Starting new HTTPS connection (1): www.peeringdb.com
https://www.peeringdb.com:443 "GET /api/org/21434?depth=0 HTTP/1.1" 404 33
Traceback (most recent call last):
  File "/usr/local/bin/peeringdb", line 11, in <module>
    sys.exit(cli())
  File "/usr/local/lib/python2.7/dist-packages/click/core.py", line 764, in __call__
    return self.main(*args, **kwargs)
  File "/usr/local/lib/python2.7/dist-packages/click/core.py", line 717, in main
    rv = self.invoke(ctx)
  File "/usr/local/lib/python2.7/dist-packages/click/core.py", line 1137, in invoke
    return _process_result(sub_ctx.command.invoke(sub_ctx))
  File "/usr/local/lib/python2.7/dist-packages/click/core.py", line 956, in invoke
    return ctx.invoke(self.callback, **ctx.params)
  File "/usr/local/lib/python2.7/dist-packages/click/core.py", line 555, in invoke
    return callback(*args, **kwargs)
  File "/usr/local/lib/python2.7/dist-packages/peeringdb/cli.py", line 164, in sync
    db.sync()
  File "/usr/local/lib/python2.7/dist-packages/peeringdb/localdb.py", line 124, in sync
    call_command('pdb_sync', interactive=False)
  File "/usr/local/lib/python2.7/dist-packages/django/core/management/__init__.py", line 131, in call_command
    return command.execute(*args, **defaults)
  File "/usr/local/lib/python2.7/dist-packages/django/core/management/base.py", line 330, in execute
    output = self.handle(*args, **options)
  File "/usr/local/lib/python2.7/dist-packages/django_peeringdb/management/commands/pdb_sync.py", line 91, in handle
    self.sync(tables, pk, limit=limit)
  File "/usr/local/lib/python2.7/dist-packages/django_peeringdb/management/commands/pdb_sync.py", line 98, in sync
    self.update_db(cls, self.get_objs(cls, pk=pk, **kwargs))
  File "/usr/local/lib/python2.7/dist-packages/django_peeringdb/management/commands/pdb_sync.py", line 180, in update_db
    self._sync(cls, row)
  File "/usr/local/lib/python2.7/dist-packages/django_peeringdb/management/commands/pdb_sync.py", line 164, in _sync
    r = self.rpc.get(field, int(m.group(1)), depth=0)
  File "/usr/local/lib/python2.7/dist-packages/twentyc/rpc/client.py", line 117, in get
    return self._load(self._request(typ, id=id, params=kwargs))
  File "/usr/local/lib/python2.7/dist-packages/twentyc/rpc/client.py", line 88, in _load
    self._throw(res, data)
  File "/usr/local/lib/python2.7/dist-packages/twentyc/rpc/client.py", line 68, in _throw
    raise NotFoundException("%d %s" % (res.status_code, err))
twentyc.rpc.client.NotFoundException: 404 Not found.
vegu commented 6 years ago

Was a data issue server side, should be fixed - can you rerun a fresh sync to confirm, please?

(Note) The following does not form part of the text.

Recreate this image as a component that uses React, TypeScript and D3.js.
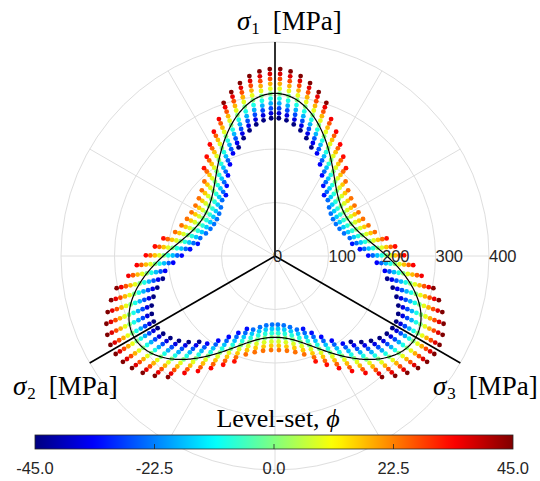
import React from 'react';
import * as d3 from 'd3';

const WIDTH = 540;
const HEIGHT = 481;

// Polar grid
const radialTicks = [0, 100, 200, 300, 400];
const spokeAnglesDeg = [0, 30, 60, 90, 120, 150, 180, 210, 240, 270, 300, 330];

// Principal stress axes in the deviatoric plane
const axisSubscripts = ['1', '2', '3'];
const axisAnglesDeg = [90, 210, 330];

// Zero level-set radius (MPa) at 0°, 30° and 60° away from a sigma-axis vertex
const lodeRadii = [304, 209, 152];

// Sample index along each ray (0 = on the zero level set)
const radialSteps = [-5, -4, -3, -2, -1, 0, 1, 2, 3, 4, 5];
// Radial step (MPa) at the vertices and at the flats
const stepAtVertex = 9.2;
const stepAtFlat = 7.9;
// Half-width of the sampled band relative to the zero level-set radius, plus a constant (MPa)
const bandRelative = 0.15;
const bandConstant = 6.5;
// Ray sampling (denser near the vertices)
const rayCount = 90;
const raySkewDeg = 3.8;

// Colour range of the level-set function
const phiDomain = [-45, 45];
const colorbarTicks = [-45, -22.5, 0, 22.5, 45];

const cx = 275;
const cy = 256;
const outerPx = 214;

const rScale = d3.scaleLinear().domain([0, 400]).range([0, outerPx]);

function jet(t: number): string {
  const c = (x: number) => Math.max(0, Math.min(1, x));
  const r = c(1.5 - Math.abs(4 * t - 3));
  const g = c(1.5 - Math.abs(4 * t - 2));
  const b = c(1.5 - Math.abs(4 * t - 1));
  return d3.rgb(r * 255, g * 255, b * 255).formatHex();
}

const color = d3.scaleSequential(jet).domain(phiDomain).clamp(true);

const rad = (deg: number) => (deg * Math.PI) / 180;

// r(psi) = a + b cos 3psi + c cos 6psi through the three radii
const [rV, rM, rF] = lodeRadii;
const fb = (rV - rF) / 2;
const fa = ((rV + rF) / 2 + rM) / 2;
const fc = ((rV + rF) / 2 - rM) / 2;

function zeroRadius(thetaDeg: number): number {
  const psi = rad(thetaDeg - 90);
  return fa + fb * Math.cos(3 * psi) + fc * Math.cos(6 * psi);
}

function polar(r: number, thetaDeg: number): [number, number] {
  const p = rScale(r);
  return [p * Math.cos(rad(thetaDeg)), -p * Math.sin(rad(thetaDeg))];
}

type Dot = { x: number; y: number; phi: number };

const rayAngles = d3.range(rayCount).map((i) => {
  const t = (i * 360) / rayCount;
  return t - raySkewDeg * Math.sin(3 * rad(t - 90));
});

const stepScale = d3.scaleLinear().domain([rF, rV]).range([stepAtFlat, stepAtVertex]);

// phi = radial distance (MPa) from the zero level set along each ray
const dots: Dot[] = [];
radialSteps.forEach((j) => {
  rayAngles.forEach((th) => {
    const r0 = zeroRadius(th);
    const off = j * stepScale(r0);
    const half = bandRelative * r0 + bandConstant;
    if (Math.abs(off) > half) return;
    const [x, y] = polar(r0 + off, th);
    dots.push({ x, y, phi: off });
  });
});

const curveAngles = d3.range(0, 360, 0.5);
const zeroLine = d3
  .lineRadial<number>()
  .angle((th) => rad(90 - th))
  .radius((th) => rScale(zeroRadius(th)))
  .curve(d3.curveLinearClosed);

const cbX0 = 35;
const cbX1 = 513;
const cbY = 435;
const cbH = 14;
const cbScale = d3.scaleLinear().domain(phiDomain).range([cbX0, cbX1]);
const gradStops = d3.range(0, 1.0001, 0.02);

const serif = '"Liberation Serif", "DejaVu Serif", serif';
const sans = '"Liberation Sans", Arial, Helvetica, sans-serif';

const axisLabelPos = [
  { x: 237, y: 30 },
  { x: 13, y: 395 },
  { x: 433, y: 395 },
];

export default function App() {
  return (
    <svg width={WIDTH} height={HEIGHT} style={{ position: 'absolute', left: 0, top: 0, background: '#fff' }}>
      <defs>
        <linearGradient id="jetGrad" x1="0" x2="1" y1="0" y2="0">
          {gradStops.map((s) => (
            <stop key={s} offset={s} stopColor={jet(s)} />
          ))}
        </linearGradient>
      </defs>
      <rect width={WIDTH} height={HEIGHT} fill="#fff" />
      <g transform={`translate(${cx},${cy})`}>
        {radialTicks.slice(1).map((t) => (
          <circle key={t} r={rScale(t)} fill="none" stroke="#dedede" strokeWidth={1} />
        ))}
        {spokeAnglesDeg.map((a) => {
          const [x, y] = polar(400, a);
          return <line key={a} x1={0} y1={0} x2={x} y2={y} stroke="#dedede" strokeWidth={1} />;
        })}
        {dots.map((d, i) => (
          <circle key={i} cx={d.x} cy={d.y} r={2.4} fill={color(d.phi)} />
        ))}
        <path d={zeroLine(curveAngles) || ''} fill="none" stroke="#000" strokeWidth={1.2} />
        {axisAnglesDeg.map((a) => {
          const [x, y] = polar(400, a);
          return <line key={a} x1={0} y1={0} x2={x} y2={y} stroke="#000" strokeWidth={1.6} />;
        })}
        {radialTicks.map((t) => (
          <text
            key={t}
            x={rScale(t) - (t === 0 ? 2 : 0)}
            y={0}
            dy="0.36em"
            fontFamily={sans}
            fontSize={16.5}
            fill="#262626"
          >
            {t}
          </text>
        ))}
      </g>
      {axisSubscripts.map((s, i) => (
        <text key={s} x={axisLabelPos[i].x} y={axisLabelPos[i].y} fontFamily={serif} fontSize={27} fill="#000">
          <tspan fontStyle="italic">σ</tspan>
          <tspan fontSize={17} dy={4} dx={1}>{s}</tspan>
          <tspan dy={-4} dx={13}>[MPa]</tspan>
        </text>
      ))}
      <text x={278} y={427} textAnchor="middle" fontFamily={serif} fontSize={26} fill="#000">
        Level-set, <tspan fontStyle="italic">ϕ</tspan>
      </text>
      <rect x={cbX0} y={cbY} width={cbX1 - cbX0} height={cbH} fill="url(#jetGrad)" stroke="#262626" strokeWidth={0.8} />
      {colorbarTicks.slice(1, -1).map((t) => (
        <line key={t} x1={cbScale(t)} x2={cbScale(t)} y1={cbY + cbH} y2={cbY + cbH - 5} stroke="#262626" strokeWidth={0.8} />
      ))}
      {colorbarTicks.map((t) => (
        <text key={t} x={cbScale(t)} y={474} textAnchor="middle" fontFamily={sans} fontSize={16.5} fill="#262626">
          {t.toFixed(1)}
        </text>
      ))}
    </svg>
  );
}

bcavns01 commented 6 years ago

Thank you. Rerun made it to the end without error. Is there a UTC time window where we should avoid attempting to sync, or an api endpoint for checking peeringdb status to know that it's in the process of updating?

vegu commented 6 years ago

Generally you should be fine to sync whenever, personally i'd avoid UTC 00:00 simply because it's a very common time where everyone runs their sync, so it might be slower than others.

The sync on a fresh database uses cached responses that are refreshed roughly every 15 minutes.

Incremental syncs after the initial ones get realtime responses.